## start RECORDED INFORMATION

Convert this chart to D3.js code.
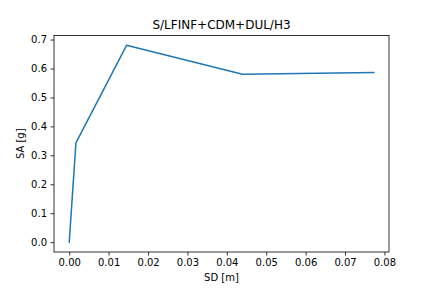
<!DOCTYPE html>
<html>
<head>
<meta charset="utf-8">
<script src="https://cdn.jsdelivr.net/npm/d3@7"></script>
<style>
  body { margin: 0; background: #fff; }
  svg { font-family: "DejaVu Sans", sans-serif; }
</style>
</head>
<body>
<div id="chart"></div>
<script>
// data
var sd = [0, 0.0017, 0.01455, 0.0440, 0.0773];
var sa = [0, 0.343, 0.680, 0.580, 0.586];
var xTicks = [0, 0.01, 0.02, 0.03, 0.04, 0.05, 0.06, 0.07, 0.08];
var yTicks = [0, 0.1, 0.2, 0.3, 0.4, 0.5, 0.6, 0.7];

var width = 432,
    height = 288,
    margin = {left: 54, right: 43, top: 35.5, bottom: 36};

var plotW = width - margin.left - margin.right,
    plotH = height - margin.top - margin.bottom;

// matplotlib style 5% margins
var xr = d3.max(sd) - d3.min(sd),
    yr = d3.max(sa) - d3.min(sa);

var x = d3.scaleLinear()
    .domain([d3.min(sd) - 0.05 * xr, d3.max(sd) + 0.05 * xr])
    .range([0, plotW]);

var y = d3.scaleLinear()
    .domain([d3.min(sa) - 0.05 * yr, d3.max(sa) + 0.05 * yr])
    .range([plotH, 0]);

var svg = d3.select("#chart").append("svg")
    .attr("width", width)
    .attr("height", height);

var g = svg.append("g")
    .attr("transform", "translate(" + margin.left + "," + margin.top + ")");

var line = d3.line()
    .x(function(d, i) { return x(sd[i]); })
    .y(function(d, i) { return y(sa[i]); });

g.append("path")
    .datum(sa)
    .attr("d", line)
    .attr("fill", "none")
    .attr("stroke", "#1f77b4")
    .attr("stroke-width", 1.5)
    .attr("stroke-linejoin", "round")
    .attr("stroke-linecap", "square");

var xAxis = g.append("g")
    .attr("transform", "translate(0," + plotH + ")")
    .call(d3.axisBottom(x).tickValues(xTicks).tickFormat(d3.format(".2f"))
      .tickSizeInner(3.5).tickSizeOuter(0).tickPadding(3.5));

var yAxis = g.append("g")
    .call(d3.axisLeft(y).tickValues(yTicks).tickFormat(d3.format(".1f"))
      .tickSizeInner(3.5).tickSizeOuter(0).tickPadding(3.5));

[xAxis, yAxis].forEach(function(a) {
  a.select(".domain").remove();
  a.selectAll("text").attr("font-size", 10).attr("fill", "#000")
    .attr("font-family", "DejaVu Sans");
  a.selectAll("line").attr("stroke", "#000").attr("stroke-width", 0.8);
});

// frame
g.append("rect")
    .attr("width", plotW)
    .attr("height", plotH)
    .attr("fill", "none")
    .attr("stroke", "#000")
    .attr("stroke-width", 0.8);

svg.append("text")
    .attr("x", margin.left + plotW / 2)
    .attr("y", margin.top - 7)
    .attr("text-anchor", "middle")
    .attr("font-size", 12)
    .text("S/LFINF+CDM+DUL/H3");

svg.append("text")
    .attr("x", margin.left + plotW / 2)
    .attr("y", height - 7)
    .attr("text-anchor", "middle")
    .attr("font-size", 10)
    .text("SD [m]");

svg.append("text")
    .attr("transform", "translate(" + 24 + "," + (margin.top + plotH / 2) + ") rotate(-90)")
    .attr("text-anchor", "middle")
    .attr("font-size", 10)
    .text("SA [g]");
</script>
</body>
</html>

## end RECORDED INFORMATION

WHAT TO DO:
Repeat only what lies between the start of the data and the end of the line containing "yr = d3.max(sa) - d3.min(sa);", exactly, with pictures left out.

CORRECT RESULT:
Convert this chart to D3.js code.
<!DOCTYPE html>
<html>
<head>
<meta charset="utf-8">
<script src="https://cdn.jsdelivr.net/npm/d3@7"></script>
<style>
  body { margin: 0; background: #fff; }
  svg { font-family: "DejaVu Sans", sans-serif; }
</style>
</head>
<body>
<div id="chart"></div>
<script>
// data
var sd = [0, 0.0017, 0.01455, 0.0440, 0.0773];
var sa = [0, 0.343, 0.680, 0.580, 0.586];
var xTicks = [0, 0.01, 0.02, 0.03, 0.04, 0.05, 0.06, 0.07, 0.08];
var yTicks = [0, 0.1, 0.2, 0.3, 0.4, 0.5, 0.6, 0.7];

var width = 432,
    height = 288,
    margin = {left: 54, right: 43, top: 35.5, bottom: 36};

var plotW = width - margin.left - margin.right,
    plotH = height - margin.top - margin.bottom;

// matplotlib style 5% margins
var xr = d3.max(sd) - d3.min(sd),
    yr = d3.max(sa) - d3.min(sa);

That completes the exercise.